Каково же значение книжки Меховского для нас и для современной науки?
Первый по этому предмету высказался К. Мейнерс[87] (о. с., стр. 4), и как ни мало основательно местами его суждение, обойти его нельзя. Прочитавши Трактат в итальянском переводе в сборнике Рамузио, Мейнерс прежде всего впал в недоумение перед вопросом, когда впервые он был напечатан (!), и предположил, что первое издание давно утрачено. Он стал было даже теоретически высчитывать возможное время написания Трактата и, исходя из того что, по словам Меховского (II.II.2), крещение Югры произошло «около двадцати лет назад», а по другим источникам (Герберштейн), Югра покорена в 1518 г.[88], пришел к заключению, что написан Трактат в 1538 г. (!), и лишь по письму Ульриха фон-Гуттена к Пиркгеймеру убедился в своей ошибке. В дальнейшем, полагая (будто бы на основании сказанного в Трактате), что Меховский был в России и своими глазами видел истоки Днепра, Дона и Волги, Мейнерс удивляется его ошибке с местом впадения Волги.

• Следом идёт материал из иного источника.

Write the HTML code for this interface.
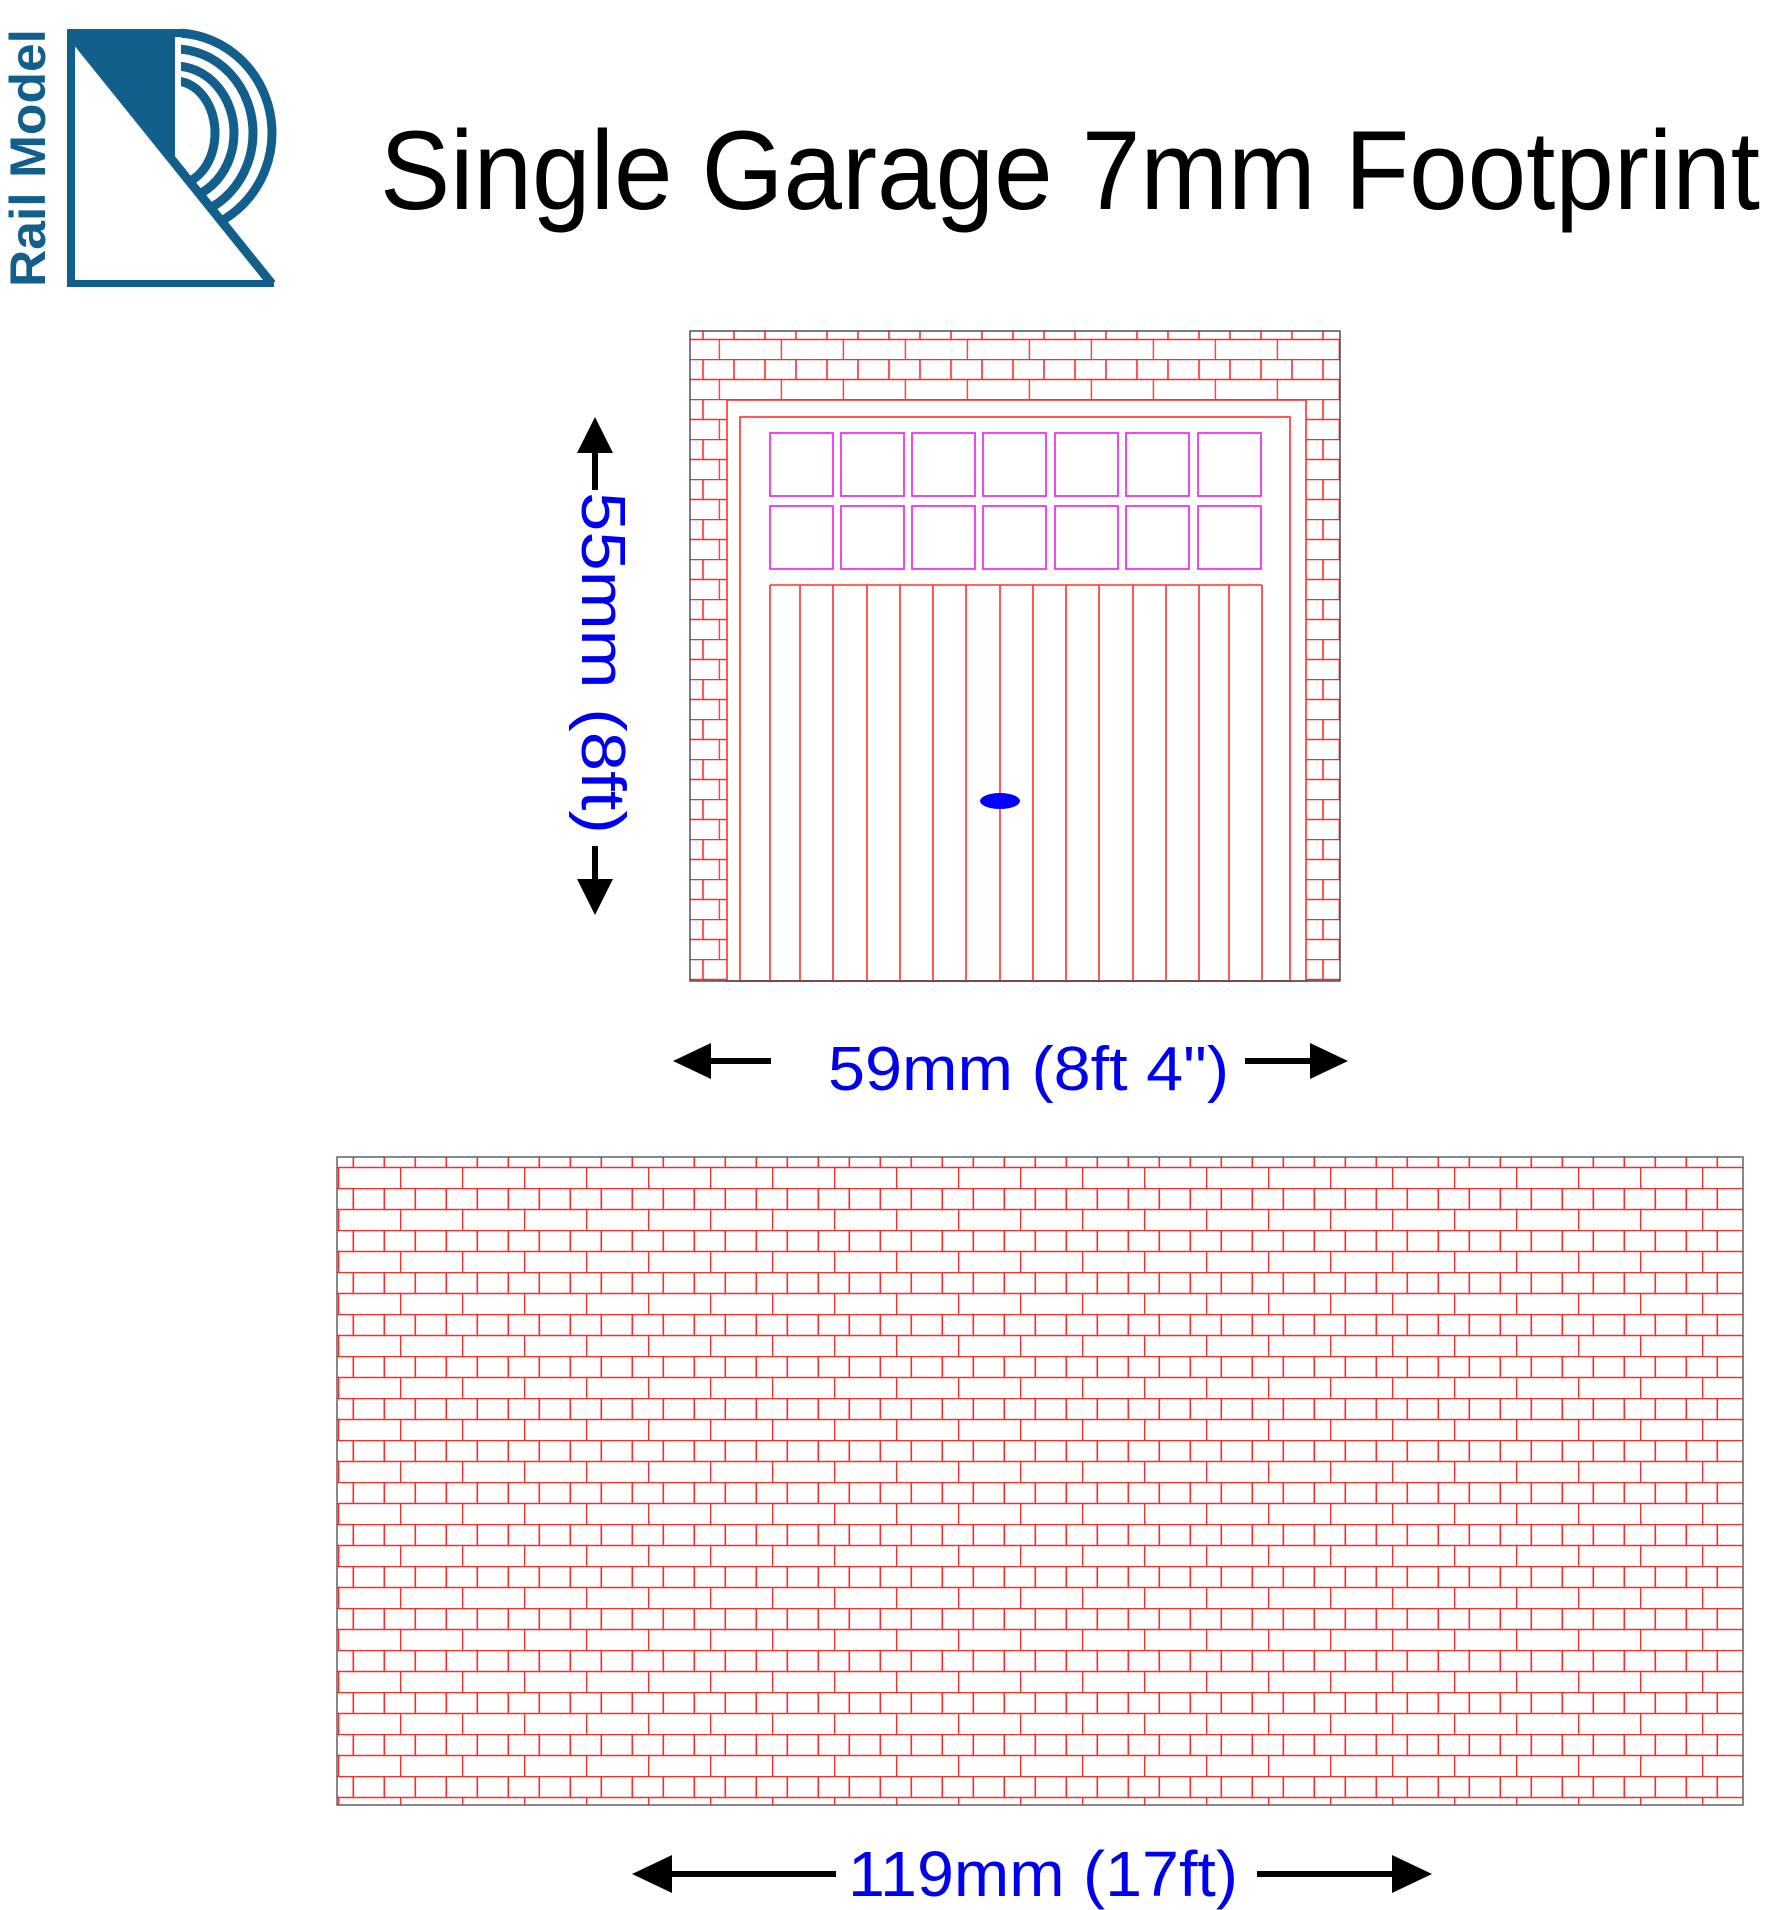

Общая оценка Трактата у него такова: «Большую часть книжечки — говорит он — занимают ложные или полудостоверные сказки о происхождении, нашествиях и местожительстве татар, о родине готов, вандалов, аланов, свевов, турок и венгров, при чем последних он называет юграми. Он различает Россию и Московию, как совершенно разные страны, причисляет к России не только Украину, но даже Литву, которой придает столь широкие границы, что туда входят и Новгород, Псков и т. д. Его известия о Московии и о зависимых от нее странах, Перми, Башкирии, Черемисе, Югре, Кореле заполняют только три листа in f°. Описание Московии не только весьма неполно и сбивчиво, но и полно ошибок, так как он вводит туда много областей или княжеств с именами, которых никто никогда не слышал. При всех своих недостатках, он был отличным проводником для Пиркгеймера, поскольку последний в своем Explicatio Germaniae касался Европейской Сарматии, а также для Себастиана Мюнстера». Вместе с тем Мейнерс признает, что «книга этого человека о двух Сарматиях была первой, которая, так сказать, открыла Россию и пограничные с ней татарские страны остальной Европе».
87
Этот известный ученый, «гофрат короля Великобритании и ординарный преподаватель мироведения в Геттингене», а впоследствии сотрудник русского м-ва нар. просв. при Александре I, мог бы быть, между прочим, недурным авторитетом для сторонников «расовой теории»: доказывая, что негры — низшая раса, он давал оружие «науки» в руки рабовладельцев.
88
На самом деле последний московский поход в Югру был в 1499 г., и в завещании Ивана III уже перечислены Югра, Печера, Пермь Великая. Ср. Соловьев, История, I, стб. 1422-1423, 1498.